SDM(共同意思決定)
定義:
共同意思決定(Shared decision making: SDM)とは、精神科医療サービスの利用者と医師(専門家)が治療ゴールや治療の好み、責任を話し合って、2人で適切な治療を見つけ出すことです1,2)。
共同意思決定とは、医師などの専門家と精神疾患の当事者が、治療のゴールや希望、治療における互いの役割について話し合い、共に適切な治療を見つけ出すことです。当事者に薬や治療の選択肢について説明し、希望を聴き取るために、書き込み式の冊子やアプリなどのツールを用いることもあります。近年の精神科治療においては、専門家と当事者のパートナーシップが大切にされており、共同意思決定はそれを促進すると考えられています。また、当事者には治療について自分で決める権利(自己決定権)があることからも、共同意思決定を行うことが推奨されています。
精神科医療における事前指示(Psychiatric Advenced Direcitve)
自分が有効な意思表示ができなくなった場合を想定し、あらかじめその際の医療等について要望をまとめておくものを事前指示AD(advance directive)といいます。
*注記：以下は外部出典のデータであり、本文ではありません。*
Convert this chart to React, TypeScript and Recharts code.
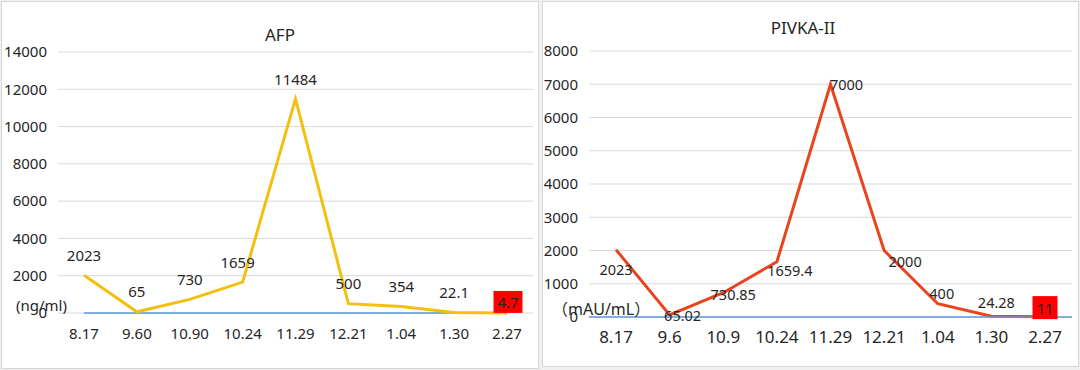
import React from 'react';
import { LineChart, Line, XAxis, YAxis, CartesianGrid, ReferenceLine } from 'recharts';

const afpDates = ['8.17', '9.60', '10.90', '10.24', '11.29', '12.21', '1.04', '1.30', '2.27'];
const afpValues = [2023, 65, 730, 1659, 11484, 500, 354, 22.1, 4.7];
const afpTicks = [0, 2000, 4000, 6000, 8000, 10000, 12000, 14000];

const pivkaDates = ['8.17', '9.6', '10.9', '10.24', '11.29', '12.21', '1.04', '1.30', '2.27'];
const pivkaValues = [2023, 65.02, 730.85, 1659.4, 7000, 2000, 400, 24.28, 11];
const pivkaTicks = [0, 1000, 2000, 3000, 4000, 5000, 6000, 7000, 8000];

const afpData = afpDates.map((date, i) => ({ date, value: afpValues[i] }));
const pivkaData = pivkaDates.map((date, i) => ({ date, value: pivkaValues[i] }));

// label placement (dx, dy from the point), like the hand-moved Excel labels
const afpLabelOffsets = [[0, -20], [0, -21], [0, -20], [-5, -20], [0, -20], [0, -21], [0, -20], [0, -21], [1, -11]];
const pivkaLabelOffsets = [[0, 19], [13, 0], [10, 1], [13, 8], [16, 0], [21, 10], [4, -11], [5, -14], [0, -9]];

const FONT = '"Noto Sans", "Noto Sans CJK SC", sans-serif';
const TEXT = '#262626';

const makeLabel = (offsets: number[][], boxIndex: number, fontSize: number, boxW: number, boxH: number) =>
    (props: any) => {
        const { x, y, value, index } = props;
        const o = offsets[index] || [0, 0];
        const cx = x + o[0];
        const cy = y + o[1];
        if (index === boxIndex) {
            return (
                <g>
                    <rect x={cx - boxW / 2} y={cy - boxH / 2} width={boxW} height={boxH} fill="#FF0000" />
                    <text x={cx} y={cy} textAnchor="middle" dominantBaseline="central" fontSize={fontSize} fill={TEXT} fontFamily={FONT}>
                        {value}
                    </text>
                </g>
            );
        }
        return (
            <text x={cx} y={cy} textAnchor="middle" dominantBaseline="central" fontSize={fontSize} fill={TEXT} fontFamily={FONT}>
                {value}
            </text>
        );
    };

const panel: React.CSSProperties = {
    position: 'absolute',
    background: '#ffffff',
    border: '1px solid #d6d6d6',
};

const App: React.FC = () => {
    return (
        <div style={{ position: 'relative', width: 1080, height: 370, background: '#f0f0f0', fontFamily: FONT, color: TEXT }}>
            <style>{'body{margin:0}'}</style>
            <div style={{ ...panel, left: 1, top: 1, width: 536, height: 366 }} />
            <div style={{ ...panel, left: 542, top: 1, width: 535, height: 364 }} />

            {/* AFP */}
            <div style={{ position: 'absolute', left: 0, top: 0 }}>
                <LineChart width={540} height={370} data={afpData} margin={{ top: 52, right: 7, bottom: 27, left: 0 }}>
                    <CartesianGrid vertical={false} stroke="#d9d9d9" />
                    <XAxis
                        dataKey="date"
                        axisLine={false}
                        tickLine={false}
                        height={30}
                        tickMargin={9}
                        interval={0}
                        padding={{ left: 26, right: 26 }}
                        tick={{ fontSize: 15, fill: TEXT, fontFamily: FONT }}
                    />
                    <YAxis
                        domain={[0, 14000]}
                        ticks={afpTicks}
                        interval={0}
                        width={58}
                        axisLine={false}
                        tickLine={false}
                        tickMargin={5}
                        tick={{ fontSize: 15, fill: TEXT, fontFamily: FONT }}
                    />
                    <ReferenceLine
                        segment={[{ x: afpDates[0], y: 0 }, { x: afpDates[afpDates.length - 1], y: 0 }]}
                        stroke="#5B9BD5"
                        strokeWidth={1.5}
                    />
                    <Line
                        type="linear"
                        dataKey="value"
                        stroke="#F4C00F"
                        strokeWidth={3}
                        dot={false}
                        isAnimationActive={false}
                        label={makeLabel(afpLabelOffsets, 8, 15, 29, 22)}
                    />
                </LineChart>
            </div>
            <div style={{ position: 'absolute', left: 0, width: 560, top: 23, textAlign: 'center', fontSize: 17 }}>AFP</div>
            <div style={{ position: 'absolute', left: 16, top: 295, fontSize: 15, lineHeight: '20px' }}>(ng/ml)</div>

            {/* PIVKA-II */}
            <div style={{ position: 'absolute', left: 540, top: 0 }}>
                <LineChart width={540} height={370} data={pivkaData} margin={{ top: 51, right: 8, bottom: 23, left: 0 }}>
                    <CartesianGrid vertical={false} stroke="#d9d9d9" />
                    <XAxis
                        dataKey="date"
                        axisLine={{ stroke: '#5B9BD5', strokeWidth: 1.5 }}
                        tickLine={false}
                        height={30}
                        tickMargin={8}
                        interval={0}
                        padding={{ left: 27, right: 27 }}
                        tick={{ fontSize: 17, fill: TEXT, fontFamily: FONT }}
                    />
                    <YAxis
                        domain={[0, 8000]}
                        ticks={pivkaTicks}
                        interval={0}
                        width={49}
                        axisLine={false}
                        tickLine={false}
                        tickMargin={5}
                        tick={{ fontSize: 15, fill: TEXT, fontFamily: FONT }}
                    />
                    <Line
                        type="linear"
                        dataKey="value"
                        stroke="#E8451E"
                        strokeWidth={3}
                        dot={false}
                        isAnimationActive={false}
                        label={makeLabel(pivkaLabelOffsets, 8, 14.5, 25, 23)}
                    />
                </LineChart>
            </div>
            <div style={{ position: 'absolute', left: 540, width: 526, top: 16, textAlign: 'center', fontSize: 17 }}>PIVKA-II</div>
            <div style={{ position: 'absolute', left: 552, top: 298, fontSize: 16, lineHeight: '22px' }}>（mAU/mL）</div>
        </div>
    );
};

export default App;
これを精神科医療においても作成、利用しようというのが精神科事前指示PAD(psychiatric advance directives)です。
ただし、欧米におけるPADでは、その有効性や有効範囲などについて法律で定めているのに対して、今のところ日本ではこうした制度はありません。
そこで精神・神経疾患研究開発費において司法精神医学研究部では、法制度はないながらも、このPADの考え方にならった本人の事前指示を確認するツールとして「精神科医療緊急時の事前指示の覚え書きLIME(Letter of Intent for Mental Health Emergency), 2014年」を提案することにしました。これはあくまでも本人の気持ちや希望を確認をする「覚え書き(letter of intent)」にとどまります。PADのような法的効果を前提とする書類ではありませんが、こうした本人の考えを本人も周囲も確かめておくことが、より患者の自立性を尊重した治療につながるものと考えます。また将来的に、日本でもPAD等の制度を導入すべきか、するとしたらどのようにするのがよいのかという議論にも役立てることができると思います。